各 Java byte code 処理前後でスタックの先頭値の型として期待するもの

JVM はスタックマシンなので各命令の入力、出力の型ともいえる
ここでは入力側の tos を in tos, 出力側を out tos と呼ぶ


Java byte code が決まれば in tos, out tos も決まる

例えば arraylength なら in tos = atos, out tos = itos

配列オブジェクト (への参照) を受け取って、その長さ (int) を返す


tos による最適化 (の考え方)


連続する Java byte code 間の計算値の受け渡しをスタックで行う

直感的
もっと早くしたい？


値の受け渡しをスタックではなくレジスタで行う

前の byte code の out tos と次の byte code の in tos が一致すればいい


tos による最適化 (の実装)


使用するレジスタ (x86_64 の場合)

rax for long, int, short, char ,byte, and boolean
xmm0 for double and float


Java byte code を処理したあとの出力値をレジスタに置く
自分の out tos に応じて異なるアドレスへ jmp

アドレスは次の Java byte code と自分の out tos を元に DispatchTable から求める


次の Java byte code の in tos と一致している場合、レジスタに置いた値をそのまま使用して処理を進める
一致していない場合、その値を自分は使わないということなのでとりあえずスタックに置き直しておく (あとの Java byte code で使用するはず)

例えば上の arraylength に対する DispatchTable の持つアドレスは

_table[atos][190] には 0x00007f6d3903c8a1

直前の Java byte code の処理で配列オブジェクトの参照値をレジスタに置いているはずなのでそのまま使う


_table[vtos][190] には 0x00007f6d3903c8a0

直前の Java byte code では何もスタックに積んでいない。

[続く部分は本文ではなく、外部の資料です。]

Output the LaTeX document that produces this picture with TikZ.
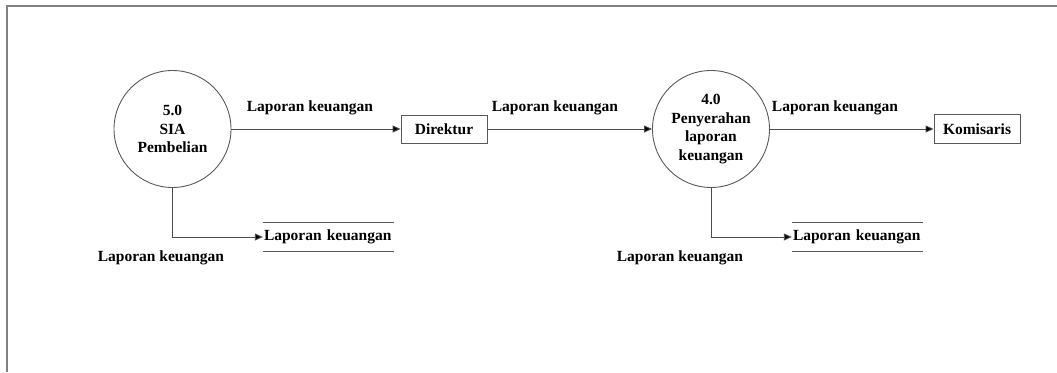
\documentclass[tikz,border=0pt]{standalone}
\usepackage{fontspec}
\setmainfont{Liberation Serif}
\usetikzlibrary{arrows.meta}
\begin{document}
\begin{tikzpicture}[x=1pt,y=-1pt,
  every node/.style={font=\fontsize{15.5}{18.7}\selectfont\bfseries, text=black},
  proc/.style={circle, draw=black!65, line width=0.9pt, minimum size=117pt, inner sep=0pt, align=center},
  ent/.style={rectangle, draw=black!65, line width=0.9pt, minimum width=86pt, minimum height=28pt, inner sep=0pt},
  store/.style={minimum width=131pt, minimum height=28pt, inner sep=1pt, align=left, text width=129pt},
  flow/.style={draw=black!70, line width=0.9pt, -{Triangle[length=8pt,width=7pt,fill=black]}},
  lbl/.style={inner sep=0pt}]
\useasboundingbox (0,0) rectangle (1057,372);
\draw[black!50, line width=1.2pt] (7,372) -- (7,6) -- (1057,6);

\node[proc] (c5) at (172.5,129) {5.0\\SIA\\Pembelian};
\node[ent] (dir) at (444,129) {Direktur};
\node[proc] (c4) at (711,129) {4.0\\Penyerahan\\laporan\\keuangan};
\node[ent, minimum height=29pt] (kom) at (977,129) {Komisaris};

\node[store] (s1) at (328.5,237) {Laporan keuangan};
\draw[black!65, line width=0.9pt] (s1.north west) -- (s1.north east) (s1.south west) -- (s1.south east);
\node[store] (s2) at (857.5,237) {Laporan keuangan};
\draw[black!65, line width=0.9pt] (s2.north west) -- (s2.north east) (s2.south west) -- (s2.south east);

\draw[flow] (c5) -- (dir);
\draw[flow] (dir) -- (c4);
\draw[flow] (c4) -- (kom);
\draw[flow] (c5.south) |- (s1.west);
\draw[flow] (c4.south) |- (s2.west);

\node[lbl] (l1) at (310,108) {Laporan keuangan};
\node[lbl] (l2) at (555,108) {Laporan keuangan};
\node[lbl] (l3) at (835,108) {Laporan keuangan};
\node[lbl] (l4) at (161,258) {Laporan keuangan};
\node[lbl] (l5) at (680,258) {Laporan keuangan};
\end{tikzpicture}
\end{document}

ただそれより前の Java byte code の処理で配列オブジェクトの参照値をスタックに積んだはずなのでそれを pop する


それ以外はエラー (にしていたはず)

arraylength  190 arraylength  [0x00007f6d3903c8a0, 0x00007f6d3903c8c0]  32 bytes
  0x00007f6d3903c8a0: pop    %rax
  0x00007f6d3903c8a1: mov    0xc(%rax),%eax       # 0xc(%rax) に配列オブジェクトならば長さが格納されている
  0x00007f6d3903c8a4: movzbl 0x1(%r13),%ebx       # ebx レジスタに次の Java byte code を保存
  0x00007f6d3903c8a9: inc    %r13                 # bcp (byte code pointer) の increment
  0x00007f6d3903c8ac: movabs $0x7f6d4ed7bd60,%r10 # r10 レジスタに dispatch table のベースアドレスを保存
  0x00007f6d3903c8b6: jmpq   *(%r10,%rbx,8)       # 次の Java byte code 用のコードへ jmp
  0x00007f6d3903c8ba: nop
  0x00007f6d3903c8bb: nop
  0x00007f6d3903c8bc: nop
  0x00007f6d3903c8bd: nop
  0x00007f6d3903c8be: nop
  0x00007f6d3903c8bf: nop

(gdb で見るなら TemplateInterpreter::_normal_table._table[8][190] とかで)
この部分の native code を生成するのは以下の処理。
void TemplateInterpreterGenerator::set_short_entry_points(Template* t, address& bep, address& cep, address& sep, address& aep, address& iep, address& lep, address& fep, address& dep, address& vep) {
  assert(t->is_valid(), "template must exist");
  switch (t->tos_in()) {
    case btos:
    case ztos:
    case ctos:
    case stos:
      ShouldNotReachHere();  // btos/ctos/stos should use itos.
      break;
    case atos: vep = __ pc(); __ pop(atos); aep = __ pc(); generate_and_dispatch(t); break;
    case itos: vep = __ pc(); __ pop(itos); iep = __ pc(); generate_and_dispatch(t); break;
    case ltos: vep = __ pc(); __ pop(ltos); lep = __ pc(); generate_and_dispatch(t); break;
    case ftos: vep = __ pc(); __ pop(ftos); fep = __ pc(); generate_and_dispatch(t); break;
    case dtos: vep = __ pc(); __ pop(dtos); dep = __ pc(); generate_and_dispatch(t); break;
    case vtos: set_vtos_entry_points(t, bep, cep, sep, aep, iep, lep, fep, dep, vep);     break;
    default  : ShouldNotReachHere();                                                 break;
  }
}
これを見ると結局は以下の 4 パターンに一般化できる。

Xtos to Xtos (Xtos は vtos 以外のいずれか)

レジスタで受け渡された値を使って処理を進める。最も効率的


vtos to Xtos

レジスタでの受け渡しに失敗 (jmp 前のテンプレートでは tos を用意しないので)
スタックに値があるはずなのでそれを pop してから処理を開始する。


Xtos to vtos

レジスタでの受け渡しに失敗 (jmp 先のテンプレートでは tos を使用しないので)
後続の Java byte code の処理で使用する可能性があるので、レジスタで渡された値をスタックに入れ直してから処理を進める


vtos to vtos

レジスタでの受け渡しをしない
実際のソースではパターンとしては Xtos to vtos と同じとみなしている (スタックに入れ直さないだけ)